= REQUIRED TASK =
Reproduce each line of the material exactly, minus any picture.

= SUPPLIED DATA =
++++

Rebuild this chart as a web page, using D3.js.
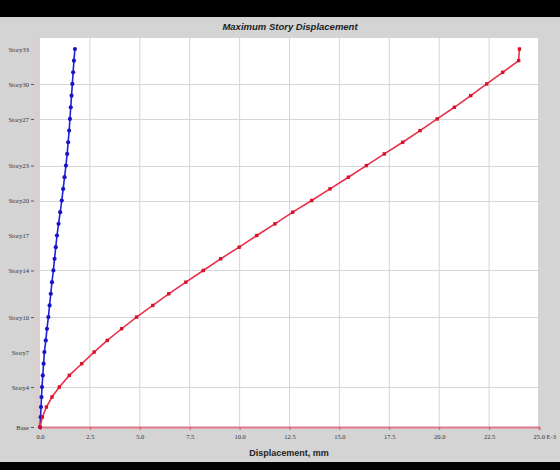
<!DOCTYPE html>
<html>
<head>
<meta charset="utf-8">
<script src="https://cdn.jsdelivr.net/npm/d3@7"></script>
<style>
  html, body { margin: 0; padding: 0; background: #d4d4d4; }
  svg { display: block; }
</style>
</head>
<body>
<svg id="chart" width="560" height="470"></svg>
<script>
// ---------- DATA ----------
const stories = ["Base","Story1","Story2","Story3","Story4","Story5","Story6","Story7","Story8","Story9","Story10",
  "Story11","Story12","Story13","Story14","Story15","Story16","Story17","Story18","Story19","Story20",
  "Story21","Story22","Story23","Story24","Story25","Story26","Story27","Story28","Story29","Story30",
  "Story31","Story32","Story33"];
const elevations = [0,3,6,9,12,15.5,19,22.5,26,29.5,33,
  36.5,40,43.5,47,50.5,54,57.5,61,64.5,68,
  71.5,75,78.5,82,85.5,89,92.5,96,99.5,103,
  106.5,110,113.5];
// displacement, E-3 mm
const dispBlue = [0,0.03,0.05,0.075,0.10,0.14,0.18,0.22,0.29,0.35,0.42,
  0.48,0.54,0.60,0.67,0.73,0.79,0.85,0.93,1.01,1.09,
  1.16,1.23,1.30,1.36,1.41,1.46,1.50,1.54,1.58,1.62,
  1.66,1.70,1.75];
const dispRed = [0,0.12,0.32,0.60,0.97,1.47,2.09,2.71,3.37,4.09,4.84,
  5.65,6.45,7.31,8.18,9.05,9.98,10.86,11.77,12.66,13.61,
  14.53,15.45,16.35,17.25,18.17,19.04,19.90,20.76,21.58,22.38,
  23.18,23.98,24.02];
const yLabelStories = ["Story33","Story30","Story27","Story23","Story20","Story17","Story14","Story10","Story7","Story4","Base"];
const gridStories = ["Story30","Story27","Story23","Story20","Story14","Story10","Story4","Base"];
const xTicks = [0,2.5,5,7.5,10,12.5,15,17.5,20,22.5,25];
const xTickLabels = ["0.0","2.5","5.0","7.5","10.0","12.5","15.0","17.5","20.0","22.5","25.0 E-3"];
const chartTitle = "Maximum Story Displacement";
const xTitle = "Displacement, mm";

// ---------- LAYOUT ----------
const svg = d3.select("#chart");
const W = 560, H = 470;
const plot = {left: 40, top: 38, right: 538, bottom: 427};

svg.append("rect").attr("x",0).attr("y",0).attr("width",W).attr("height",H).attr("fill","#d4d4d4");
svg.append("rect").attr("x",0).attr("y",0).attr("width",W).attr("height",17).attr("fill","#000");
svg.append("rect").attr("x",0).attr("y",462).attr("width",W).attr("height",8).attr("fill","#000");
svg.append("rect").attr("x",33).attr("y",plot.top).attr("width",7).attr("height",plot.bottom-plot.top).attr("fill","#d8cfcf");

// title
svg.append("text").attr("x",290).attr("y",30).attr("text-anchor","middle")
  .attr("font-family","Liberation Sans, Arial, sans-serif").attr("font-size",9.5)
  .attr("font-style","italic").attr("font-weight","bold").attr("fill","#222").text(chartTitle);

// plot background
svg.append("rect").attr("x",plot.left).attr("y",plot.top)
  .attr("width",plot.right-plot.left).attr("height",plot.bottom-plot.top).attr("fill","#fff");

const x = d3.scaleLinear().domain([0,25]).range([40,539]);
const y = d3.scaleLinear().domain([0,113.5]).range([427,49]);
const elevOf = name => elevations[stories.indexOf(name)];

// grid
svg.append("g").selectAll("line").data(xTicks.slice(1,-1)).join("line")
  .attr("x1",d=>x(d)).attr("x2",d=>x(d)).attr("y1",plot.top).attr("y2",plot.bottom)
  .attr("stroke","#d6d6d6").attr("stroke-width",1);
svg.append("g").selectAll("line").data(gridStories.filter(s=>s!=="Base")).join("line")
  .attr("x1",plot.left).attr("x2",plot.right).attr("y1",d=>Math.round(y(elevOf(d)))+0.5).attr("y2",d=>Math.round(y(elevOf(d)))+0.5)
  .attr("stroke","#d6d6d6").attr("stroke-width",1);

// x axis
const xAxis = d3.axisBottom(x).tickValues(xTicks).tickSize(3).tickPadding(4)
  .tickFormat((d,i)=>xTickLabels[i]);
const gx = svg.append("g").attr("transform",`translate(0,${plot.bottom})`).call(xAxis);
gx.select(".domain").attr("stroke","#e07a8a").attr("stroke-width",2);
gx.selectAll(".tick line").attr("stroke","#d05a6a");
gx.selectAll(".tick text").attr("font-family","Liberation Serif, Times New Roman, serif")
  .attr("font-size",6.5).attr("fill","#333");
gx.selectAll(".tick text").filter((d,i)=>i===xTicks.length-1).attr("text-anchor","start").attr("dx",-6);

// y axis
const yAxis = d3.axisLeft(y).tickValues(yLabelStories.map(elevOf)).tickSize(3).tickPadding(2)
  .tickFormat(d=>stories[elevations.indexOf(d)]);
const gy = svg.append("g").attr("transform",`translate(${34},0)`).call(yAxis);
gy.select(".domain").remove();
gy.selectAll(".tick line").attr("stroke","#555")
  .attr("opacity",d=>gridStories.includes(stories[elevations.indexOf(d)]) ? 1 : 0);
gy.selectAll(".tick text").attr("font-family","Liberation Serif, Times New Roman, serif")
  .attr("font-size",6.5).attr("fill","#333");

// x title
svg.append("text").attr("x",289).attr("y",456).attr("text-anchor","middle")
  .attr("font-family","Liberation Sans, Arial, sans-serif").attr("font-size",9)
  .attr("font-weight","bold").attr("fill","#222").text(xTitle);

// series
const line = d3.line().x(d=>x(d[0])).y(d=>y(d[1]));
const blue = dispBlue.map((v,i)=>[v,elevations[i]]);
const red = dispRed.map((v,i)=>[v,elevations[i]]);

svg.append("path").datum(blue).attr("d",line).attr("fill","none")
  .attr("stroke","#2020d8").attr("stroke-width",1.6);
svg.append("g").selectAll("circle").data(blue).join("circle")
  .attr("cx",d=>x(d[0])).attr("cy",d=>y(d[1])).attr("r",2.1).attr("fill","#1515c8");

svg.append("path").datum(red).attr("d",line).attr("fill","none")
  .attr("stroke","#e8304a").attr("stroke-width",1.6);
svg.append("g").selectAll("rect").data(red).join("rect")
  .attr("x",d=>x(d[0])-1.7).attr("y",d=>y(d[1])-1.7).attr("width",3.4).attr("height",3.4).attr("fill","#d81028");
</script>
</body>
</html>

++++

= EXERCISE SOLUTION =
Rebuild this chart as a web page, using D3.js.
<!DOCTYPE html>
<html>
<head>
<meta charset="utf-8">
<script src="https://cdn.jsdelivr.net/npm/d3@7"></script>
<style>
  html, body { margin: 0; padding: 0; background: #d4d4d4; }
  svg { display: block; }
</style>
</head>
<body>
<svg id="chart" width="560" height="470"></svg>
<script>
// ---------- DATA ----------
const stories = ["Base","Story1","Story2","Story3","Story4","Story5","Story6","Story7","Story8","Story9","Story10",
  "Story11","Story12","Story13","Story14","Story15","Story16","Story17","Story18","Story19","Story20",
  "Story21","Story22","Story23","Story24","Story25","Story26","Story27","Story28","Story29","Story30",
  "Story31","Story32","Story33"];
const elevations = [0,3,6,9,12,15.5,19,22.5,26,29.5,33,
  36.5,40,43.5,47,50.5,54,57.5,61,64.5,68,
  71.5,75,78.5,82,85.5,89,92.5,96,99.5,103,
  106.5,110,113.5];
// displacement, E-3 mm
const dispBlue = [0,0.03,0.05,0.075,0.10,0.14,0.18,0.22,0.29,0.35,0.42,
  0.48,0.54,0.60,0.67,0.73,0.79,0.85,0.93,1.01,1.09,
  1.16,1.23,1.30,1.36,1.41,1.46,1.50,1.54,1.58,1.62,
  1.66,1.70,1.75];
const dispRed = [0,0.12,0.32,0.60,0.97,1.47,2.09,2.71,3.37,4.09,4.84,
  5.65,6.45,7.31,8.18,9.05,9.98,10.86,11.77,12.66,13.61,
  14.53,15.45,16.35,17.25,18.17,19.04,19.90,20.76,21.58,22.38,
  23.18,23.98,24.02];
const yLabelStories = ["Story33","Story30","Story27","Story23","Story20","Story17","Story14","Story10","Story7","Story4","Base"];
const gridStories = ["Story30","Story27","Story23","Story20","Story14","Story10","Story4","Base"];
const xTicks = [0,2.5,5,7.5,10,12.5,15,17.5,20,22.5,25];
const xTickLabels = ["0.0","2.5","5.0","7.5","10.0","12.5","15.0","17.5","20.0","22.5","25.0 E-3"];
const chartTitle = "Maximum Story Displacement";
const xTitle = "Displacement, mm";

// ---------- LAYOUT ----------
const svg = d3.select("#chart");
const W = 560, H = 470;
const plot = {left: 40, top: 38, right: 538, bottom: 427};

svg.append("rect").attr("x",0).attr("y",0).attr("width",W).attr("height",H).attr("fill","#d4d4d4");
svg.append("rect").attr("x",0).attr("y",0).attr("width",W).attr("height",17).attr("fill","#000");
svg.append("rect").attr("x",0).attr("y",462).attr("width",W).attr("height",8).attr("fill","#000");
svg.append("rect").attr("x",33).attr("y",plot.top).attr("width",7).attr("height",plot.bottom-plot.top).attr("fill","#d8cfcf");

// title
svg.append("text").attr("x",290).attr("y",30).attr("text-anchor","middle")
  .attr("font-family","Liberation Sans, Arial, sans-serif").attr("font-size",9.5)
  .attr("font-style","italic").attr("font-weight","bold").attr("fill","#222").text(chartTitle);

// plot background
svg.append("rect").attr("x",plot.left).attr("y",plot.top)
  .attr("width",plot.right-plot.left).attr("height",plot.bottom-plot.top).attr("fill","#fff");

const x = d3.scaleLinear().domain([0,25]).range([40,539]);
const y = d3.scaleLinear().domain([0,113.5]).range([427,49]);
const elevOf = name => elevations[stories.indexOf(name)];

// grid
svg.append("g").selectAll("line").data(xTicks.slice(1,-1)).join("line")
  .attr("x1",d=>x(d)).attr("x2",d=>x(d)).attr("y1",plot.top).attr("y2",plot.bottom)
  .attr("stroke","#d6d6d6").attr("stroke-width",1);
svg.append("g").selectAll("line").data(gridStories.filter(s=>s!=="Base")).join("line")
  .attr("x1",plot.left).attr("x2",plot.right).attr("y1",d=>Math.round(y(elevOf(d)))+0.5).attr("y2",d=>Math.round(y(elevOf(d)))+0.5)
  .attr("stroke","#d6d6d6").attr("stroke-width",1);

// x axis
const xAxis = d3.axisBottom(x).tickValues(xTicks).tickSize(3).tickPadding(4)
  .tickFormat((d,i)=>xTickLabels[i]);
const gx = svg.append("g").attr("transform",`translate(0,${plot.bottom})`).call(xAxis);
gx.select(".domain").attr("stroke","#e07a8a").attr("stroke-width",2);
gx.selectAll(".tick line").attr("stroke","#d05a6a");
gx.selectAll(".tick text").attr("font-family","Liberation Serif, Times New Roman, serif")
  .attr("font-size",6.5).attr("fill","#333");
gx.selectAll(".tick text").filter((d,i)=>i===xTicks.length-1).attr("text-anchor","start").attr("dx",-6);

// y axis
const yAxis = d3.axisLeft(y).tickValues(yLabelStories.map(elevOf)).tickSize(3).tickPadding(2)
  .tickFormat(d=>stories[elevations.indexOf(d)]);
const gy = svg.append("g").attr("transform",`translate(${34},0)`).call(yAxis);
gy.select(".domain").remove();
gy.selectAll(".tick line").attr("stroke","#555")
  .attr("opacity",d=>gridStories.includes(stories[elevations.indexOf(d)]) ? 1 : 0);
gy.selectAll(".tick text").attr("font-family","Liberation Serif, Times New Roman, serif")
  .attr("font-size",6.5).attr("fill","#333");

// x title
svg.append("text").attr("x",289).attr("y",456).attr("text-anchor","middle")
  .attr("font-family","Liberation Sans, Arial, sans-serif").attr("font-size",9)
  .attr("font-weight","bold").attr("fill","#222").text(xTitle);

// series
const line = d3.line().x(d=>x(d[0])).y(d=>y(d[1]));
const blue = dispBlue.map((v,i)=>[v,elevations[i]]);
const red = dispRed.map((v,i)=>[v,elevations[i]]);

svg.append("path").datum(blue).attr("d",line).attr("fill","none")
  .attr("stroke","#2020d8").attr("stroke-width",1.6);
svg.append("g").selectAll("circle").data(blue).join("circle")
  .attr("cx",d=>x(d[0])).attr("cy",d=>y(d[1])).attr("r",2.1).attr("fill","#1515c8");

svg.append("path").datum(red).attr("d",line).attr("fill","none")
  .attr("stroke","#e8304a").attr("stroke-width",1.6);
svg.append("g").selectAll("rect").data(red).join("rect")
  .attr("x",d=>x(d[0])-1.7).attr("y",d=>y(d[1])-1.7).attr("width",3.4).attr("height",3.4).attr("fill","#d81028");
</script>
</body>
</html>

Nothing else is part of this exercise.